At Shahoden, a high-end Chinese restaurant in Tokyo’s Shinjuku area, all six of its Chinese workers returned home. “If they want to go back, they should go back,” said Shahoden’s manager, sounding miffed by the whole thing. “There’s no problem, we can adjust,” he insisted, identifying himself only by his last name, Nakazato.

Such Tokyo restaurants tend to pay their part-time help about 1,000 yen per hour, about $12 at current exchange rates.

Others who work full time in fisheries and factories earn far less and are widely seen as exploited, in part by Chinese intermediaries who connect them with employers.

Hong Mengli, 22, was recruited to work in a Japanese fishery nearly two years ago through a partnership between her local government in southeastern China and the Japanese town of Ishinomaki, which was hard hit by the magnitude 9.0 earthquake and the wall of waves that came down moments later.

She worked six days a week packing seafood on ice; her co-workers included 13 other young Chinese women. It was similar to the work that dominated Hong’s hometown. But at $900 a month, her salary was three times more than what she would have earned in China.

“That was my goal,” Hong said. “To save money and send it back home.”

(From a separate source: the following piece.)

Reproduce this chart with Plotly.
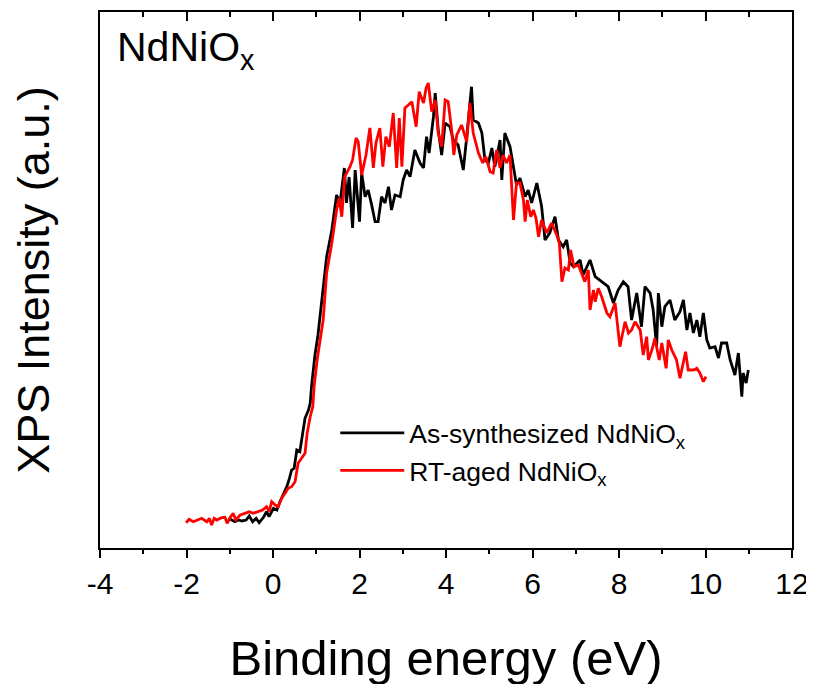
import plotly.graph_objects as go

# ---- data ----
black_x = [-1.03, -0.95, -0.88, -0.80, -0.72, -0.62, -0.55, -0.47, -0.39, -0.32, -0.22, -0.15, -0.09, 0.01, 0.09,
           0.16, 0.24, 0.32, 0.38, 0.43, 0.49, 0.55, 0.62, 0.69, 0.74, 0.82, 0.86, 0.89, 0.97, 1.04, 1.09, 1.16,
           1.24, 1.36, 1.47, 1.55, 1.65, 1.70, 1.76, 1.84, 1.90, 2.00, 2.05, 2.13, 2.20, 2.28, 2.36, 2.43, 2.51,
           2.59, 2.67, 2.74, 2.82, 2.94, 3.01, 3.09, 3.17, 3.28, 3.40, 3.48, 3.55, 3.61, 3.71, 3.75, 3.82, 3.90,
           3.98, 4.09, 4.17, 4.28, 4.40, 4.48, 4.55, 4.59, 4.63, 4.75, 4.83, 4.90, 4.98, 5.06, 5.13, 5.25, 5.29,
           5.36, 5.48, 5.56, 5.63, 5.71, 5.83, 5.90, 5.98, 6.10, 6.21, 6.29, 6.40, 6.52, 6.60, 6.71, 6.79, 6.87,
           6.95, 7.10, 7.17, 7.33, 7.45, 7.60, 7.75, 7.87, 7.98, 8.10, 8.21, 8.29, 8.41, 8.52, 8.60, 8.72, 8.79,
           8.87, 8.91, 8.99, 9.06, 9.18, 9.29, 9.41, 9.49, 9.57, 9.64, 9.72, 9.80, 9.87, 9.95, 10.03, 10.10,
           10.22, 10.30, 10.37, 10.49, 10.57, 10.68, 10.76, 10.84, 10.87, 10.94, 10.99]
black_y = [5.54, 5.22, 4.90, 5.22, 5.04, 5.22, 5.97, 4.90, 5.54, 4.72, 5.73, 6.77, 5.84, 7.41, 7.09,
           8.64, 10.21, 11.44, 13.00, 14.55, 14.87, 18.28, 17.97, 22.01, 24.20, 25.75, 27.00, 30.09, 36.01, 39.74,
           43.15, 48.13, 54.35, 59.33, 65.86, 64.37, 70.90, 64.37, 69.22, 59.70, 70.52, 60.88, 69.96, 65.54, 66.79,
           64.06, 60.88, 60.88, 65.54, 64.37, 67.41, 63.06, 65.86, 65.54, 68.66, 70.52, 69.27, 74.25, 71.83, 70.90,
           76.74, 73.69, 80.47, 84.89, 77.99, 73.32, 79.29, 78.60, 76.12, 75.19, 70.52, 76.74, 83.02, 86.06, 79.85,
           79.29, 77.43, 72.39, 71.83, 74.63, 71.14, 76.12, 68.66, 77.43, 74.87, 71.14, 67.72, 69.03, 65.54, 66.79,
           64.37, 68.10, 63.75, 57.46, 58.77, 61.81, 57.46, 56.21, 57.46, 53.17, 52.48, 53.73, 50.93, 53.73, 50.62,
           49.68, 48.75, 45.71, 48.13, 49.68, 48.75, 42.54, 47.57, 41.29, 48.75, 47.57, 44.40, 37.56, 47.57, 41.29,
           45.02, 46.27, 42.54, 44.09, 46.27, 40.67, 43.84, 40.11, 42.54, 39.42, 43.84, 38.81, 37.31, 37.56, 35.45,
           38.25, 38.25, 35.07, 32.28, 36.38, 28.23, 32.65, 30.78, 33.21]

red_x = [-2.01, -1.94, -1.84, -1.73, -1.65, -1.53, -1.47, -1.42, -1.36, -1.30, -1.19, -1.11, -1.06, -0.99, -0.92,
         -0.86, -0.76, -0.65, -0.55, -0.46, -0.34, -0.24, -0.15, -0.09, -0.03, 0.05, 0.12, 0.20, 0.28, 0.35,
         0.43, 0.51, 0.58, 0.66, 0.74, 0.79, 0.86, 0.92, 0.95, 1.02, 1.09, 1.16, 1.24, 1.36, 1.47, 1.53, 1.59,
         1.66, 1.78, 1.84, 1.92, 1.97, 2.05, 2.15, 2.24, 2.32, 2.38, 2.47, 2.54, 2.61, 2.69, 2.78, 2.86, 2.92,
         2.98, 3.05, 3.13, 3.21, 3.31, 3.38, 3.48, 3.54, 3.59, 3.67, 3.75, 3.82, 3.90, 3.98, 4.05, 4.13, 4.18,
         4.25, 4.36, 4.48, 4.55, 4.63, 4.75, 4.85, 4.92, 5.02, 5.09, 5.17, 5.25, 5.32, 5.40, 5.48, 5.56, 5.63,
         5.71, 5.79, 5.83, 5.88, 5.96, 6.02, 6.08, 6.14, 6.21, 6.33, 6.44, 6.56, 6.62, 6.68, 6.75, 6.83, 6.88,
         6.96, 7.06, 7.14, 7.21, 7.29, 7.33, 7.41, 7.45, 7.52, 7.60, 7.72, 7.79, 7.91, 8.02, 8.14, 8.22, 8.29,
         8.37, 8.49, 8.56, 8.64, 8.68, 8.76, 8.83, 8.93, 8.99, 9.09, 9.14, 9.22, 9.33, 9.41, 9.49, 9.54, 9.60,
         9.72, 9.80, 9.87, 9.95, 10.01]
red_y = [4.72, 5.35, 4.90, 5.22, 5.54, 4.90, 5.54, 4.29, 5.54, 5.22, 5.65, 5.73, 4.61, 5.73, 6.47,
         5.22, 6.16, 6.47, 6.77, 6.47, 6.77, 7.09, 7.71, 6.77, 8.64, 8.02, 7.71, 9.27, 10.21, 11.14,
         11.44, 12.37, 15.80, 16.74, 17.67, 21.40, 24.50, 26.36, 30.09, 35.07, 38.81, 42.54, 51.31, 56.90, 63.06,
         65.30, 61.81, 69.27, 71.14, 72.39, 76.49, 75.80, 69.59, 73.32, 78.36, 70.90, 75.56, 78.36, 71.14, 76.74,
         74.87, 81.16, 70.90, 80.22, 71.14, 82.09, 82.65, 83.27, 78.60, 85.13, 83.02, 85.82, 86.75, 81.40, 83.58,
         77.43, 74.87, 83.58, 83.27, 77.99, 73.32, 77.05, 78.92, 75.80, 83.02, 77.43, 73.69, 71.83, 73.00, 70.21,
         69.96, 74.25, 70.90, 73.32, 71.83, 73.32, 61.19, 68.10, 68.10, 64.93, 60.88, 64.93, 61.81, 63.06, 61.57,
         58.08, 61.19, 58.77, 60.63, 58.40, 56.90, 49.68, 52.24, 51.87, 55.60, 52.48, 52.80, 50.93, 49.68, 51.87,
         44.40, 48.13, 45.95, 48.45, 46.88, 43.84, 43.15, 45.71, 37.56, 42.22, 40.11, 40.67, 42.22, 40.67, 36.01,
         39.42, 35.07, 36.94, 39.12, 35.07, 38.25, 33.53, 38.81, 36.94, 35.07, 31.66, 34.51, 36.62, 33.21, 33.21,
         33.53, 32.65, 31.03, 31.96]

x_tickvals = [-4, -2, 0, 2, 4, 6, 8, 10, 12]
x_ticktext = ["-4", "-2", "0", "2", "4", "6", "8", "10", "12"]

FONT = "Liberation Sans, Arial, sans-serif"

fig = go.Figure()
fig.add_trace(go.Scatter(x=black_x, y=black_y, mode="lines",
                         line=dict(color="#000000", width=2.8),
                         name="As-synthesized NdNiO<sub>x</sub>"))
fig.add_trace(go.Scatter(x=red_x, y=red_y, mode="lines",
                         line=dict(color="#FF0000", width=2.8),
                         name="RT-aged NdNiO<sub>x</sub>"))
# invisible trace so the top (mirrored, inward-ticked) axis is drawn
fig.add_trace(go.Scatter(x=[-4, 12], y=[0, 0], xaxis="x2", mode="lines",
                         line=dict(width=0), showlegend=False, hoverinfo="skip"))

fig.update_layout(
    width=814, height=684,
    margin=dict(l=92, r=30, t=4, b=144),
    paper_bgcolor="white", plot_bgcolor="white",
    font=dict(family=FONT, color="black"),
    showlegend=True,
    legend=dict(x=0.34, y=0.259, xanchor="left", yanchor="top",
                bgcolor="rgba(0,0,0,0)", font=dict(size=26.5, family=FONT),
                itemwidth=64, tracegroupgap=0),
    xaxis=dict(range=[-4, 12], tickvals=x_tickvals, ticktext=x_ticktext,
               ticks="outside", ticklen=8, tickwidth=2, tickcolor="black",
               minor=dict(dtick=1, ticks="outside", ticklen=4, tickwidth=2, tickcolor="black"),
               showline=True, linewidth=2, linecolor="black", mirror=True,
               showgrid=False, zeroline=False, automargin=False,
               tickfont=dict(size=30, family=FONT),
               title=dict(text="Binding energy (eV)", font=dict(size=49, family=FONT), standoff=42)),
    xaxis2=dict(range=[-4, 12], overlaying="x", side="top", tickvals=x_tickvals,
                ticks="inside", ticklen=9, tickwidth=2, tickcolor="black",
                minor=dict(dtick=1, ticks="inside", ticklen=5, tickwidth=2, tickcolor="black"),
                showticklabels=False, showgrid=False, zeroline=False, showline=False,
                automargin=False),
    yaxis=dict(range=[0, 100], showticklabels=False, ticks="",
               showline=True, linewidth=2, linecolor="black", mirror=True,
               showgrid=False, zeroline=False, automargin=False,
               title=dict(text="XPS Intensity (a.u.)", font=dict(size=45, family=FONT), standoff=44)),
    annotations=[dict(text="NdNiO<sub>x</sub>", xref="paper", yref="paper", x=0.022, y=0.982,
                      xanchor="left", yanchor="top", showarrow=False,
                      font=dict(size=41, family=FONT, color="black"))],
)

fig.write_html("out.html")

Hong’s first impression of Ishinomaki after her arrival was how clean it was compared with China. “There’s no trash on the floor,” she said. “Everything is so organized.”

When the earthquake hit March 11, Hong and her co-workers were not especially alarmed. But Ishinomaki lay next to the ocean. Everyone who lived there was trained to head for the elementary school on higher ground. Hong grabbed her bicycle and rode as fast she could. It was only after she arrived that she realized the enormity of the disaster.

“A huge wave came ashore and just swept all the houses and cars away,” Hong said. “The water took away the walls on the first floor of our dormitory.”

For the next five days, Hong slept on the floor of the school with dozens of evacuees. Because the city was a prime destination for Chinese labor, about two-thirds of the facility was filled with fellow expatriates. The local volunteers handed out rice balls and made what they called a Chinese soup with tofu, vegetables and egg to comfort the foreign workers.

Officials from the Chinese embassy then arrived and bused the group about 200 miles away to the western city of Niigata. There, about 90 Chinese workers stayed in a sports auditorium waiting for a chartered flight to Shanghai paid for by their government.

In China, Hong’s family waited for her at a bus stop on the side of the highway outside Wenzhou. About a dozen other families were there too, ready to greet the evacuees.

“Everyone was crying,” Hong said.

Though a year and two months were left on her contract, she said, the manager voided all the agreements with the Chinese workers because rebuilding the business wasn’t certain.

At the time of the disaster, Hong was resolved never to return to Japan. But now that she’s back in China, she feels lost and overwhelmed over having to find work.

“In Japan, I had a stable job,” she said.